How the Government Let Us Down on Crowdfunding -- Today's Outrage
NEW YORK (TheStreet) -- The Securities and Exchange Commission sure loves the big headlines it gets when going after Wall Street, but the agency's foot-dragging over the JOBS Act is just another example of the government letting the rest us down.
And President Obama's nomination of a former federal prosecutor as the next SEC chairman does little to show that he's serious about forcing the agency to implement an important measure that could spur a major economic expansion.
The SEC broke the law by missing its Dec. 31 deadline for finalizing rules that would foster the expansion of small businesses and the creation of jobs. And we might have to wait another year for the Securities and Exchange Commission to do its own job to implement the JOBS Act.
The Jumpstart Our Business Startups Act was signed into law by Obama last April with strong bipartisan support, which is unusual in Washington these days, and underscores the Act's importance at a time when initial public offerings by U.S. companies have slowed and banks are being careful in making loans.
The JOBS Act is meant to spur investment in smaller companies by easing securities registration and reporting requirements, while also opening up fundraising away from traditional markets by allowing entrepreneurs to raise up to $1 million in a 12-month period through crowdfunding.

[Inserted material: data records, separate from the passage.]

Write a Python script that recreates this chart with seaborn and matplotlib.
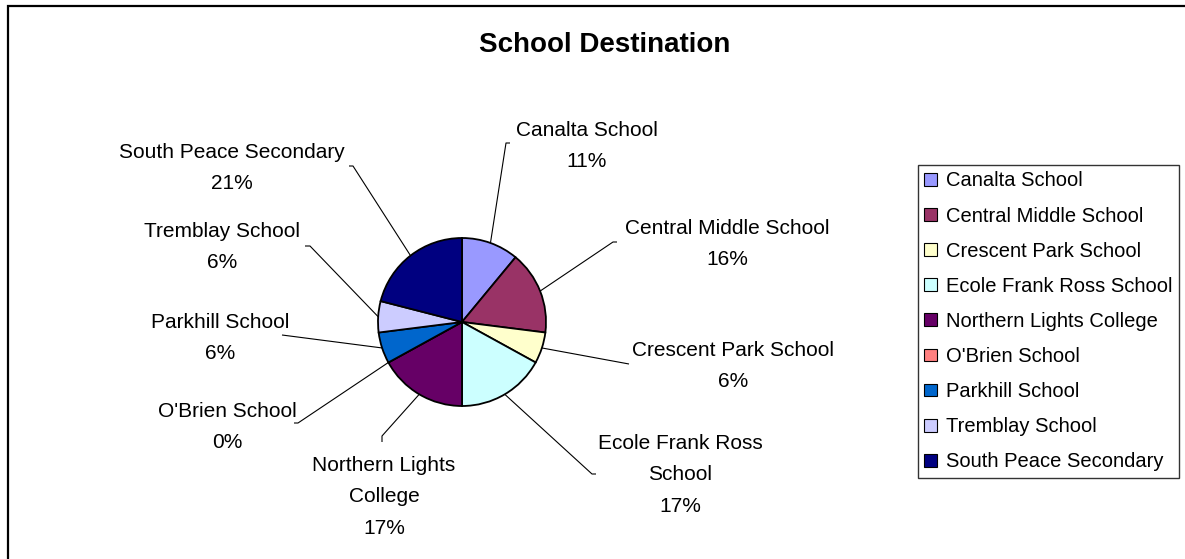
import numpy as np
import matplotlib
matplotlib.use("Agg")
import matplotlib.pyplot as plt
from matplotlib.patches import Rectangle, Patch
import seaborn as sns

# ---- data ----
schools = ["Canalta School", "Central Middle School", "Crescent Park School",
           "Ecole Frank Ross School", "Northern Lights College", "O'Brien School",
           "Parkhill School", "Tremblay School", "South Peace Secondary"]
shares = [11, 16, 6, 17, 17, 0, 6, 6, 21]
slice_labels = ["Canalta School", "Central Middle School", "Crescent Park School",
                "Ecole Frank Ross\nSchool", "Northern Lights\nCollege", "O'Brien School",
                "Parkhill School", "Tremblay School", "South Peace Secondary"]
colors = ["#9999FF", "#993366", "#FFFFCC", "#CCFFFF", "#660066",
          "#FF8080", "#0066CC", "#CCCCFF", "#000080"]
title = "School Destination"

# ---- layout (pixels, y measured from top) ----
W, H = 1185, 559
center_px = (462, 322)
radius_px = 84
label_pos = [(587, 146), (727, 244), (733, 366), (680, 475), (384, 497),
             (227, 427), (220, 338), (222, 247), (232, 168)]
elbows = [((506, 143), (510, 143)), ((613, 242), (617, 242)), ((629, 364), None),
          ((592, 474), (596, 474)), ((382, 436), (382, 442)), ((298, 423), (294, 423)),
          ((282, 335), None), ((310, 246), (305, 246)), ((353, 166), (349, 166))]

sns.set_theme(style="white")
plt.rcParams["font.family"] = ["Liberation Sans", "DejaVu Sans"]

fig = plt.figure(figsize=(W / 100, H / 100), dpi=100)
fig.patch.set_facecolor("white")
ax = fig.add_axes([0, 0, 1, 1])

def Y(y):
    return H - y

palette = sns.color_palette(colors)
cx, cy = center_px[0], Y(center_px[1])
wedges, _ = ax.pie(shares, colors=palette, startangle=90, counterclock=False,
                   center=(cx, cy), radius=radius_px,
                   wedgeprops=dict(edgecolor="black", linewidth=1.3))
ax.set_xlim(0, W)
ax.set_ylim(0, H)
ax.set_aspect("equal")
ax.axis("off")

fs = 15
for w, lab, val, (lx, ly), (el, tick) in zip(wedges, slice_labels, shares, label_pos, elbows):
    mid = np.deg2rad((w.theta1 + w.theta2) / 2)
    sx = cx + radius_px * np.cos(mid)
    sy = cy + radius_px * np.sin(mid)
    xs = [sx, el[0]]
    ys = [sy, Y(el[1])]
    if tick is not None:
        xs.append(tick[0])
        ys.append(Y(tick[1]))
    ax.plot(xs, ys, color="black", linewidth=0.8, solid_capstyle="butt")
    ax.text(lx, Y(ly), f"{lab}\n{val}%", ha="center", va="center",
            multialignment="center", fontsize=fs, linespacing=1.82, color="black")

fig.text(605 / W, 1 - 45 / H, title, ha="center", va="center",
         fontsize=20, fontweight="bold", color="black")

handles = [Patch(facecolor=c, edgecolor="black", linewidth=0.8) for c in palette]
leg = fig.legend(handles, schools, loc="upper left",
                 bbox_to_anchor=(918 / W, 1 - 165 / H), bbox_transform=fig.transFigure,
                 frameon=True, fancybox=False, fontsize=14.5,
                 handlelength=0.6, handleheight=0.6, handletextpad=0.45,
                 labelspacing=0.8, borderpad=0.32, borderaxespad=0)
leg.get_frame().set_edgecolor("black")
leg.get_frame().set_linewidth(1.0)
leg.get_frame().set_facecolor("white")
for t in leg.get_texts():
    t.set_color("black")

fig.add_artist(Rectangle((8 / W, -0.1), 1.2, (H - 6) / H + 0.1, transform=fig.transFigure,
                         fill=False, edgecolor="black", linewidth=1.6))

fig.savefig("out.png", dpi=100, facecolor="white")
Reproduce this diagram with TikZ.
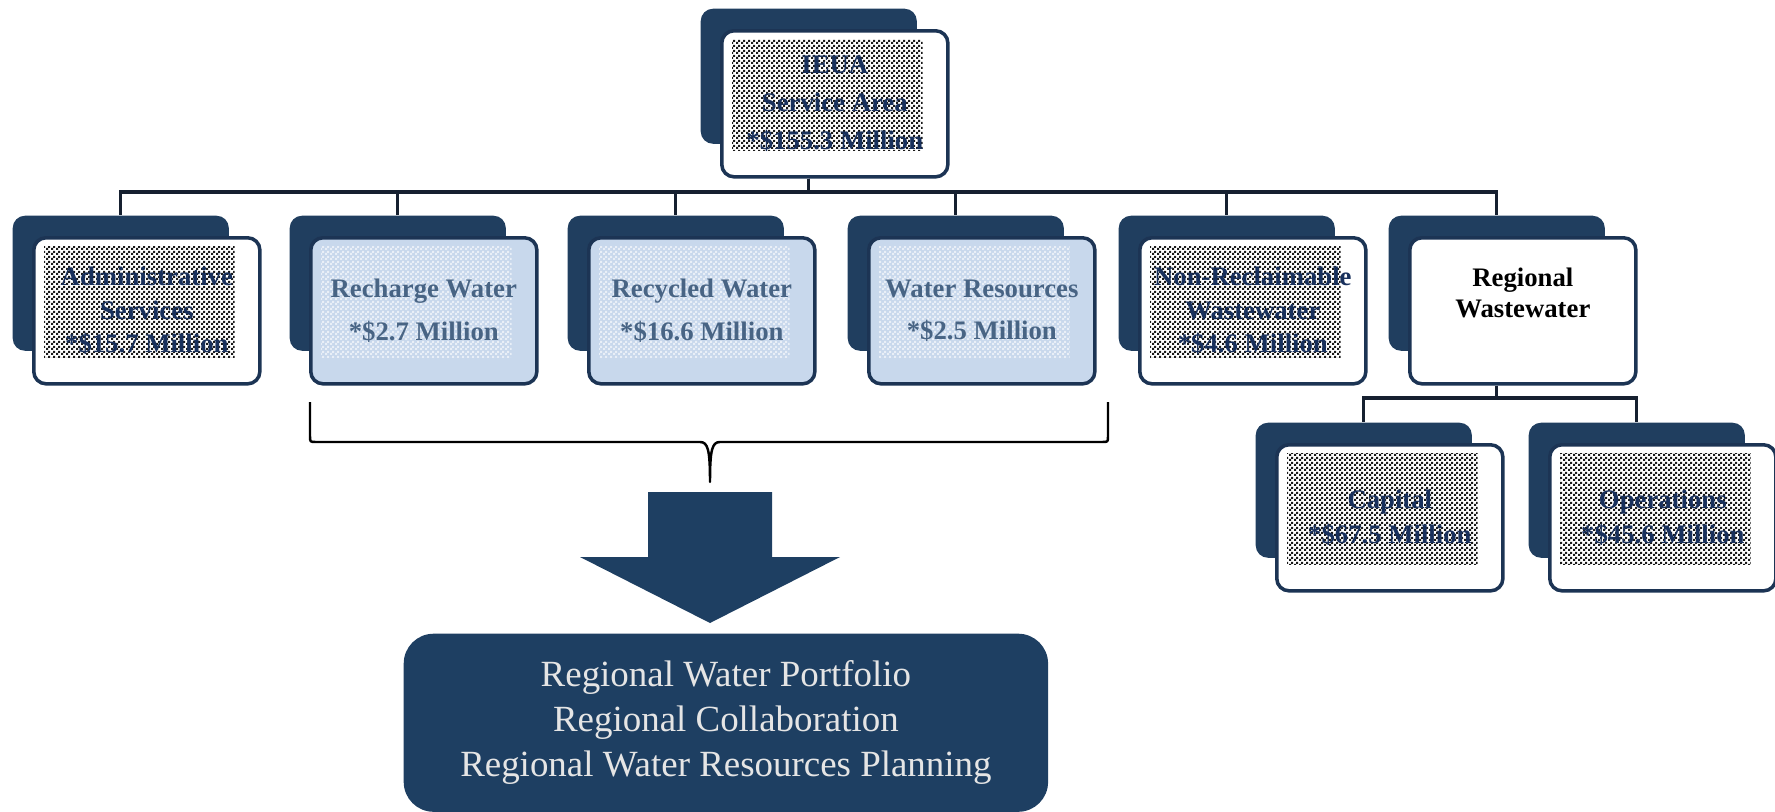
\documentclass[tikz,border=0pt]{standalone}
\usepackage{fontspec}
\setmainfont{Liberation Serif}
\usetikzlibrary{calc,patterns.meta}
\definecolor{orgnavy}{RGB}{32,62,95}
\definecolor{orgdeep}{RGB}{30,63,98}
\definecolor{orgedge}{RGB}{28,52,84}
\definecolor{orgwire}{RGB}{22,32,48}
\definecolor{orgsky}{RGB}{200,216,236}
\definecolor{orginkblue}{RGB}{72,100,132}
\definecolor{orgink}{RGB}{24,48,92}
\tikzdeclarepattern{
  name=scanchecker,
  type=uncolored,
  bounding box={(0pt,0pt) and (1.3pt,1.3pt)},
  tile size={(1.3pt,1.3pt)},
  code={
    \fill (0pt,0pt) rectangle (0.65pt,0.65pt);
    \fill (0.65pt,0.65pt) rectangle (1.3pt,1.3pt);
  }
}
\tikzset{
  orgback/.style={fill=orgnavy, rounded corners=3.5pt, inner sep=0pt,
    anchor=north west, minimum width=2.16cm, minimum height=1.35cm},
  orgcard/.style={draw=orgedge, line width=1pt, fill=white,
    rounded corners=3.5pt, inner sep=0pt, anchor=north west,
    minimum width=2.26cm, minimum height=1.46cm},
  orgcardblue/.style={orgcard, fill=orgsky},
  orghatch/.style={pattern=scanchecker, pattern color=black!90},
  orghatchsoft/.style={pattern=scanchecker, pattern color=white, fill opacity=0.6},
  orgtext/.style={align=center, text=orgink,
    font=\fontsize{7.6}{9.5}\selectfont\bfseries},
  orgtextblue/.style={orgtext, text=orginkblue,
    font=\fontsize{7.6}{12.2}\selectfont\bfseries},
  orgline/.style={draw=orgwire, line width=0.9pt},
  orgbrace/.style={draw=black, line width=0.7pt, line join=round},
  orggoal/.style={fill=orgdeep, rounded corners=8.5pt, inner sep=0pt,
    minimum width=6.44cm, minimum height=1.78cm, align=center,
    text=white!90!black, font=\fontsize{10.5}{12.8}\selectfont},
}

\begin{document}
\begin{tikzpicture}[x=0.01cm, y=-0.01cm]
  \useasboundingbox (0,0) rectangle (1775,812);
  % back plates
  \foreach \nm/\bx/\by in {ieua/700/8, adm/12/215, rch/289/215, rcy/567/215,
      wrs/847/215, nrw/1118/215, rww/1388/215, cap/1255/422, ops/1528/422}
    \node[orgback] (back-\nm) at (\bx,\by) {};
  % front cards
  \foreach \nm/\sty in {ieua/orgcard, adm/orgcard, rch/orgcardblue,
      rcy/orgcardblue, wrs/orgcardblue, nrw/orgcard, rww/orgcard,
      cap/orgcard, ops/orgcard}
    \node[\sty] (\nm) at ($(back-\nm.north west)+(20,21)$) {};
  % scanned shading behind the labels
  \foreach \nm/\hs in {ieua/orghatch, adm/orghatch, rch/orghatchsoft,
      rcy/orghatchsoft, wrs/orghatchsoft, nrw/orghatch, cap/orghatch,
      ops/orghatch}
    \fill[\hs] ($(\nm.north west)+(12,10)$) rectangle ($(\nm.south east)+(-27,-28)$);
  % labels
  \node[orgtext, font=\fontsize{7.6}{10.8}\selectfont\bfseries] (ieua-t) at (ieua)
    {IEUA\\Service Area\\*\$155.3 Million};
  \node[orgtext] (adm-t) at (adm) {Administrative\\Services\\*\$15.7 Million};
  \node[orgtextblue] (rch-t) at (rch) {Recharge Water\\*\$2.7 Million};
  \node[orgtextblue] (rcy-t) at (rcy) {Recycled Water\\*\$16.6 Million};
  \node[orgtextblue] (wrs-t) at (wrs) {Water Resources\\*\$2.5 Million};
  \node[orgtext] (nrw-t) at (nrw) {Non-Reclaimable\\Wastewater\\*\$4.6 Million};
  \node[orgtext, text=black, font=\fontsize{7.6}{8.6}\selectfont\bfseries] (rww-t)
    at ($(rww.north)+(0,57)$) {Regional\\Wastewater};
  \node[orgtext, font=\fontsize{7.6}{10.2}\selectfont\bfseries] (cap-t) at (cap)
    {Capital\\*\$67.5 Million};
  \node[orgtext, font=\fontsize{7.6}{10.2}\selectfont\bfseries] (ops-t) at (ops)
    {Operations\\*\$45.6 Million};
  % tree lines
  \coordinate (bus) at (0,192);
  \coordinate (bus2) at (0,398);
  \foreach \nm in {adm,rch,rcy,wrs,nrw,rww}
    \draw[orgline] (back-ieua |- ieua.south) -- (back-ieua |- bus) -| (back-\nm.north);
  \foreach \nm in {cap,ops}
    \draw[orgline] (back-rww |- rww.south) -- (back-rww |- bus2) -| (back-\nm.north);
  % brace under the water cards
  \coordinate (brace-l) at (310,402);
  \coordinate (brace-r) at (1108,402);
  \coordinate (brace-tip) at (710,482);
  \draw[orgbrace] (brace-l) -- ++(0,34) .. controls +(0,6) .. ++(6,6)
    -- ($(brace-tip)+(-10,-40)$) .. controls +(8,0) and +(0,-32) .. (brace-tip)
    .. controls +(0,-32) and +(-8,0) .. ($(brace-tip)+(10,-40)$)
    -- ($(brace-r)+(-6,40)$) .. controls +(6,0) .. ++(6,-6) -- (brace-r);
  % block arrow
  \fill[orgdeep] (648,492) -- (772,492) -- (772,557) -- (840,557) -- (710,623)
    -- (580,557) -- (648,557) -- cycle;
  \node[orggoal, anchor=north west] (goals) at (403,633)
    {Regional Water Portfolio\\Regional Collaboration\\Regional Water Resources Planning};
\end{tikzpicture}
\end{document}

Funding for small businesses and startup companies that aren't ready to go to the public markets has traditionally been limited to venture capital firms, private equity firms and wealthy individuals known as "accredited investors." The point of crowdfunding is to allow "ordinary" investors to make equity or debit investments in small businesses. This promises a large new source of investment capital for expanding businesses at a smaller cost than equity or debt filing with the SEC.
Regulatory Delay
The SEC was mandated under the JOBS Act to finalize rules to allow crowdfunding by Dec. 31. The Wall Street Journal in December reported that the outgoing SEC chairman had delayed proposing rules to end the ban on general solicitation for investments because of concern over her legacy for protecting investors, and "interference" from consumer groups, concerned that opening up the flood gates for investment could lead to widespread fraud.